Without the pictures, return exactly the lines from the one with "Write the Chart.js code for this chart." through the one with "['CT', 'NT', 'Poplar', 'Alfalfa', 'Succ.', 'Succ. + N'];". Both end lines belong in the copy.

MATERIAL FOR THIS EXERCISE:
[Begin]

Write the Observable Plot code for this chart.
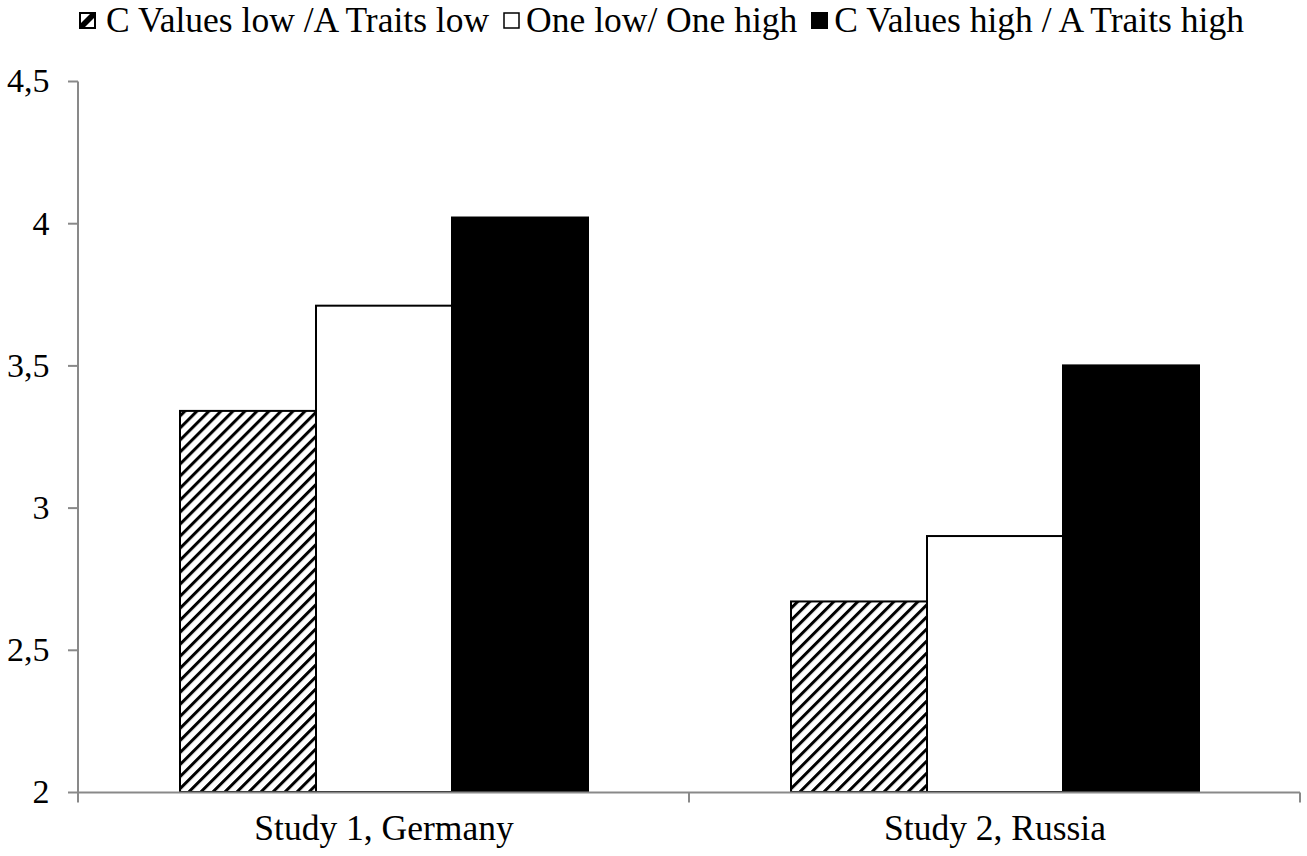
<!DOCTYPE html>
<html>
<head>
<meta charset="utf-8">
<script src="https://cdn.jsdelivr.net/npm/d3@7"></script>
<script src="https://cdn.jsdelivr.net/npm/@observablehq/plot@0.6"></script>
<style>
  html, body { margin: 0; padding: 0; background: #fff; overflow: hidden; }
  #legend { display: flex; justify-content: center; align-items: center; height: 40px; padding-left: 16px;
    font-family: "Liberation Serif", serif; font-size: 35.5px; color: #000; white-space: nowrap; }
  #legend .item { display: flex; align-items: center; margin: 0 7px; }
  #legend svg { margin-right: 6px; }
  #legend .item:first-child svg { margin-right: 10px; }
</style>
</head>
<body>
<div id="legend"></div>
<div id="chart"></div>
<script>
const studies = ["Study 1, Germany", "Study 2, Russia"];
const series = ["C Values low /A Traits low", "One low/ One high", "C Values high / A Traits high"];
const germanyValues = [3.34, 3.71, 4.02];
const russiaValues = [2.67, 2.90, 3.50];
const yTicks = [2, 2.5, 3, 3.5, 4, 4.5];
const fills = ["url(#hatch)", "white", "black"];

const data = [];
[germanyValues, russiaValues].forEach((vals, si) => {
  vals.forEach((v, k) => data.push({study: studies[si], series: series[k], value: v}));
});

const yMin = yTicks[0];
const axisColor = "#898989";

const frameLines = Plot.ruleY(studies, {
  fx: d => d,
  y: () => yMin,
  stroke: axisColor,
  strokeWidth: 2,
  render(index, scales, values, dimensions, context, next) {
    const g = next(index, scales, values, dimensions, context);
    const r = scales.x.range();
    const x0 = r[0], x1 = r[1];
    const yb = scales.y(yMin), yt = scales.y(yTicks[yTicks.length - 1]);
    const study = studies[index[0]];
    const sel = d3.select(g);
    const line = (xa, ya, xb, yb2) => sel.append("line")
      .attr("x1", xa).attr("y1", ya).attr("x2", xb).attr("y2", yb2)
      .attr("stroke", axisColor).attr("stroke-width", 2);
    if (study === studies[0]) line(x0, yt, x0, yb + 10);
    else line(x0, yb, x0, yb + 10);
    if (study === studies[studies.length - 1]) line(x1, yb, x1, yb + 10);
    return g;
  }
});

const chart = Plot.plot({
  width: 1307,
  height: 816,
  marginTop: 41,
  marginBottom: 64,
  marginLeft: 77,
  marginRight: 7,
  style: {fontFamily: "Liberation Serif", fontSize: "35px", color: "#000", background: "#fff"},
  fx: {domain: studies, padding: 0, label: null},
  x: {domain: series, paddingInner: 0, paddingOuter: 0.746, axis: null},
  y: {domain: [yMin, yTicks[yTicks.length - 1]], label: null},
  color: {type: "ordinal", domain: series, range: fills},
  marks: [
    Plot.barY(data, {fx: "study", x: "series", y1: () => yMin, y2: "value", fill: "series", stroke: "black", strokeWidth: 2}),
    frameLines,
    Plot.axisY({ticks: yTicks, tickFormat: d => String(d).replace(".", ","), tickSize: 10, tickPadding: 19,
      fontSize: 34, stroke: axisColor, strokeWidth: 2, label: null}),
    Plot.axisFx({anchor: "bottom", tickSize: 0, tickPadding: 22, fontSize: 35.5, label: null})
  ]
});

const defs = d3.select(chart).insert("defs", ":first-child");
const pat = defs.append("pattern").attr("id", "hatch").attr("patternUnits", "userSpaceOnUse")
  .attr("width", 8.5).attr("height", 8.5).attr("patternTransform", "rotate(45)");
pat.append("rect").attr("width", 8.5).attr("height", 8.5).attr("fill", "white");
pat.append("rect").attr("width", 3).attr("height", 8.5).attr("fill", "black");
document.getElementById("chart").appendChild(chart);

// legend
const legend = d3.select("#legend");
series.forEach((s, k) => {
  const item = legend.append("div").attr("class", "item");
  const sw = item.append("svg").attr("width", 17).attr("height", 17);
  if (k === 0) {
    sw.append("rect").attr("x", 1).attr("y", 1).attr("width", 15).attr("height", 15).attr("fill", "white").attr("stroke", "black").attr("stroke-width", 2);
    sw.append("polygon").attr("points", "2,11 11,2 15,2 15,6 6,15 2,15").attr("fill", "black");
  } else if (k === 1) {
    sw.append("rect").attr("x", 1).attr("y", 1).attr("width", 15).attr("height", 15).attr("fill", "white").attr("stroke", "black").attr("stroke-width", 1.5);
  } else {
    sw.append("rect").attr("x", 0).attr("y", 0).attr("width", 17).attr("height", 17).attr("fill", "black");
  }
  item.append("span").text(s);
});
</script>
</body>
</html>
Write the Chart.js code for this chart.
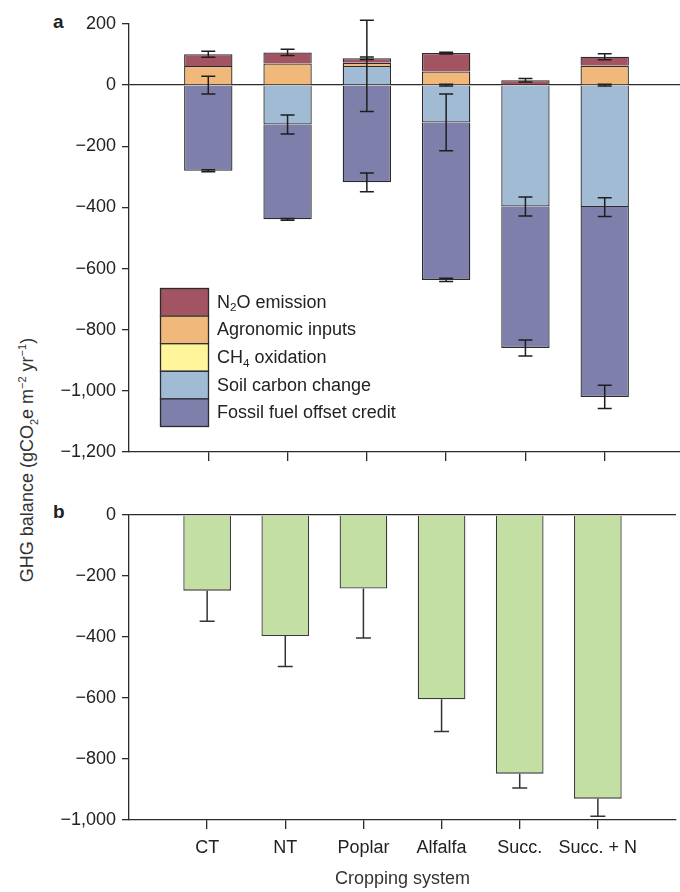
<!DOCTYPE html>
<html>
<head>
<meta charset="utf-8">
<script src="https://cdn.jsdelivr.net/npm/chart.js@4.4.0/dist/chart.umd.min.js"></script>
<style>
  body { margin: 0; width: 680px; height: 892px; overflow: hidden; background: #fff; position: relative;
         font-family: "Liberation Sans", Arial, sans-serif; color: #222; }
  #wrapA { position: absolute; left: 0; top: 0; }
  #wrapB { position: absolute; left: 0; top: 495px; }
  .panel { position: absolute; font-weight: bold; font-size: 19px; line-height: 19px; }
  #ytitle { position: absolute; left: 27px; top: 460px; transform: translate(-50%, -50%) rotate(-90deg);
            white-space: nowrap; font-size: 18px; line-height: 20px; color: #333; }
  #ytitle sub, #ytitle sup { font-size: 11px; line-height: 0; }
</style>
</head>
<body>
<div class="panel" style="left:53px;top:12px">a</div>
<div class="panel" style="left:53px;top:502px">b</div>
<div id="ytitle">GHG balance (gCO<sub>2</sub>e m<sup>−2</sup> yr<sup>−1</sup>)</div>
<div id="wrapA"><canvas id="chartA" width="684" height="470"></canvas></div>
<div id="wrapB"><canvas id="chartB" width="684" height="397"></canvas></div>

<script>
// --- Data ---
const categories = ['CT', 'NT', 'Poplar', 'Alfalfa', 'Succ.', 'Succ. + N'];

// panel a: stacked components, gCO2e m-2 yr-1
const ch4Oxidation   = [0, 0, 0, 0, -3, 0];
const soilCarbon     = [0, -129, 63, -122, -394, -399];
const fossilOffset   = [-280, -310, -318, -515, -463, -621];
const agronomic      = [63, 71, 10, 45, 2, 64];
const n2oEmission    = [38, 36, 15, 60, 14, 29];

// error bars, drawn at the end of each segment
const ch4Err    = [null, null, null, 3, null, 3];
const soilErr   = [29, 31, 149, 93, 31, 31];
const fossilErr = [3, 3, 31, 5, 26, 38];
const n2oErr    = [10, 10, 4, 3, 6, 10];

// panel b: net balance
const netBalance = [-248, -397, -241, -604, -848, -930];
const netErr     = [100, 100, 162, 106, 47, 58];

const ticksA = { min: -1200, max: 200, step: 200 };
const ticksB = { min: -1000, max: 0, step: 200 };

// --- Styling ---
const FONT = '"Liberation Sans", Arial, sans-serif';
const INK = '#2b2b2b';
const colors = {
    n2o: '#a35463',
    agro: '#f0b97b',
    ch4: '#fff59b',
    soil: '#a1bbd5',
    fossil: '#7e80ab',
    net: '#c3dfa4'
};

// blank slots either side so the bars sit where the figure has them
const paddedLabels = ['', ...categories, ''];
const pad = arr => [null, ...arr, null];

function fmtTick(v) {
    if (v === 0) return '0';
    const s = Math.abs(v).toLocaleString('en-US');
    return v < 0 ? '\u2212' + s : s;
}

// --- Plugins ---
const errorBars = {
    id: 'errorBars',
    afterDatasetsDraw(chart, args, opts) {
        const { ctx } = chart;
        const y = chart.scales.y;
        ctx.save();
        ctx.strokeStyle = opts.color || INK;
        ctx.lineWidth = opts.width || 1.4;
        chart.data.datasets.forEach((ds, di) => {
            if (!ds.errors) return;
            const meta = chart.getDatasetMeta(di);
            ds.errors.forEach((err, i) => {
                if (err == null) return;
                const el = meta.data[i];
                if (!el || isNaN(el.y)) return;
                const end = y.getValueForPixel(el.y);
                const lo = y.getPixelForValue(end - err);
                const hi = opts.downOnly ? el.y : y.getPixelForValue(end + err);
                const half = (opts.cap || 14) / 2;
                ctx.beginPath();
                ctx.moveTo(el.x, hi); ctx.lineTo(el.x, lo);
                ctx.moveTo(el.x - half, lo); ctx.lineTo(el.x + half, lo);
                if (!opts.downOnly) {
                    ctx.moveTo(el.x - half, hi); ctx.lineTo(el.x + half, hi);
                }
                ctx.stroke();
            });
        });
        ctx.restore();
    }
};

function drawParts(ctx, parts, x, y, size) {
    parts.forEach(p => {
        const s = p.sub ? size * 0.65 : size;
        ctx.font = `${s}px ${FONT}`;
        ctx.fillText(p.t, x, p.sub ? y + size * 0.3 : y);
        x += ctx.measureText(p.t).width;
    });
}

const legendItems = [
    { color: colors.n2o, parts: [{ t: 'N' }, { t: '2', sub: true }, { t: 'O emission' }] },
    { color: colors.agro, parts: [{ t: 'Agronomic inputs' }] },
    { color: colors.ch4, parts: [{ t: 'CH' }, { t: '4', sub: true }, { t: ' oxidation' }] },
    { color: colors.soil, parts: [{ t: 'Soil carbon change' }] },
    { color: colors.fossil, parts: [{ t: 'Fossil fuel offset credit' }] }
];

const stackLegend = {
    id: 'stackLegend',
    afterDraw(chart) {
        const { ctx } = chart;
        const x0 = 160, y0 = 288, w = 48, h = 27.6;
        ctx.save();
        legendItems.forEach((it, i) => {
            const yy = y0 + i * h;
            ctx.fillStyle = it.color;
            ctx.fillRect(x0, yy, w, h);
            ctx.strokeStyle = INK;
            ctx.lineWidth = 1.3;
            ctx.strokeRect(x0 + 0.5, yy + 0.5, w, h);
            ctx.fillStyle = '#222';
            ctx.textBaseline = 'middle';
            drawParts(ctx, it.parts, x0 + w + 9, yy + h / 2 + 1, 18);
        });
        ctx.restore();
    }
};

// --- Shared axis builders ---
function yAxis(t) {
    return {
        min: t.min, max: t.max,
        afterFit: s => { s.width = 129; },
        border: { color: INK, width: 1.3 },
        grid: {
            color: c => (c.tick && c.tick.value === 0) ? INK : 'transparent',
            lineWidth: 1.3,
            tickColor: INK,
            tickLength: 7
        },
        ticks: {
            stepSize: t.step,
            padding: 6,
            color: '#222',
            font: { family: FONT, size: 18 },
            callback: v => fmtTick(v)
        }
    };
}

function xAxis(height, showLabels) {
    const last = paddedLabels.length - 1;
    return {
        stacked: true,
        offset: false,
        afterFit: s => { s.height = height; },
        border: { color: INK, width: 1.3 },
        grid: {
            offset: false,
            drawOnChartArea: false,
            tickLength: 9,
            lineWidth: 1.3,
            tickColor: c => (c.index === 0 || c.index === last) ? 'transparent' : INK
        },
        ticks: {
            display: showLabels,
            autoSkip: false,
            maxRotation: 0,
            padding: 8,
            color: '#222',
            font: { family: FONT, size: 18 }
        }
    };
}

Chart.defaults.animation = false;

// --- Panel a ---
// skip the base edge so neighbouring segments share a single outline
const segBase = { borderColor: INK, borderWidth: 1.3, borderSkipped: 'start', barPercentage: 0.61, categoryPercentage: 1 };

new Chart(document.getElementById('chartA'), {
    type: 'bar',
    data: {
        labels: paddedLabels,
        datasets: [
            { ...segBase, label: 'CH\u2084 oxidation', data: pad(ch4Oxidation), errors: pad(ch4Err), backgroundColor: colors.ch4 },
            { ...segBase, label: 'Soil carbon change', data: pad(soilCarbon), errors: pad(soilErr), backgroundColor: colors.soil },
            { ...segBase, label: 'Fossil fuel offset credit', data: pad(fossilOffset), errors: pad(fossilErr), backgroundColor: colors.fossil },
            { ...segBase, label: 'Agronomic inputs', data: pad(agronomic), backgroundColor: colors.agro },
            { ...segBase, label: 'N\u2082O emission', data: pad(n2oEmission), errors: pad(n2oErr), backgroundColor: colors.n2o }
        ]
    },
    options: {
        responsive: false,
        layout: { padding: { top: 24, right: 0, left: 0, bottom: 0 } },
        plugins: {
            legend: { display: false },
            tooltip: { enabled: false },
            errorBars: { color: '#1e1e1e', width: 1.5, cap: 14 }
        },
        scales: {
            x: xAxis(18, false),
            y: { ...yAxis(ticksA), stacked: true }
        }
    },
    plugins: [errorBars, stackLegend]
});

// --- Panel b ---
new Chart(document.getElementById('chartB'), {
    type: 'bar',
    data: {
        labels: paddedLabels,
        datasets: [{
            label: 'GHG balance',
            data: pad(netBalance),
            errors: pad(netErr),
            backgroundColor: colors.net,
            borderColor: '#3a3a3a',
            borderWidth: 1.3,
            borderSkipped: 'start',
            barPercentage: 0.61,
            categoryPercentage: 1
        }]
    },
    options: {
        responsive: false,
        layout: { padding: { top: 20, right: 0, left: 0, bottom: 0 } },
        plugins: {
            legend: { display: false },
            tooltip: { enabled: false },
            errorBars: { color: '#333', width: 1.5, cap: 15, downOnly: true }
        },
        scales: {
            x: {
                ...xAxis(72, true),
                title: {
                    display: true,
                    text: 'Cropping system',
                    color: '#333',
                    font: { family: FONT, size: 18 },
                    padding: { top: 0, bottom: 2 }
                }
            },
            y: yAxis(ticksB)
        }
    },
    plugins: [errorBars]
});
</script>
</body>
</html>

[End]

RESULT OF THIS EXERCISE:
Write the Chart.js code for this chart.
<!DOCTYPE html>
<html>
<head>
<meta charset="utf-8">
<script src="https://cdn.jsdelivr.net/npm/chart.js@4.4.0/dist/chart.umd.min.js"></script>
<style>
  body { margin: 0; width: 680px; height: 892px; overflow: hidden; background: #fff; position: relative;
         font-family: "Liberation Sans", Arial, sans-serif; color: #222; }
  #wrapA { position: absolute; left: 0; top: 0; }
  #wrapB { position: absolute; left: 0; top: 495px; }
  .panel { position: absolute; font-weight: bold; font-size: 19px; line-height: 19px; }
  #ytitle { position: absolute; left: 27px; top: 460px; transform: translate(-50%, -50%) rotate(-90deg);
            white-space: nowrap; font-size: 18px; line-height: 20px; color: #333; }
  #ytitle sub, #ytitle sup { font-size: 11px; line-height: 0; }
</style>
</head>
<body>
<div class="panel" style="left:53px;top:12px">a</div>
<div class="panel" style="left:53px;top:502px">b</div>
<div id="ytitle">GHG balance (gCO<sub>2</sub>e m<sup>−2</sup> yr<sup>−1</sup>)</div>
<div id="wrapA"><canvas id="chartA" width="684" height="470"></canvas></div>
<div id="wrapB"><canvas id="chartB" width="684" height="397"></canvas></div>

<script>
// --- Data ---
const categories = ['CT', 'NT', 'Poplar', 'Alfalfa', 'Succ.', 'Succ. + N'];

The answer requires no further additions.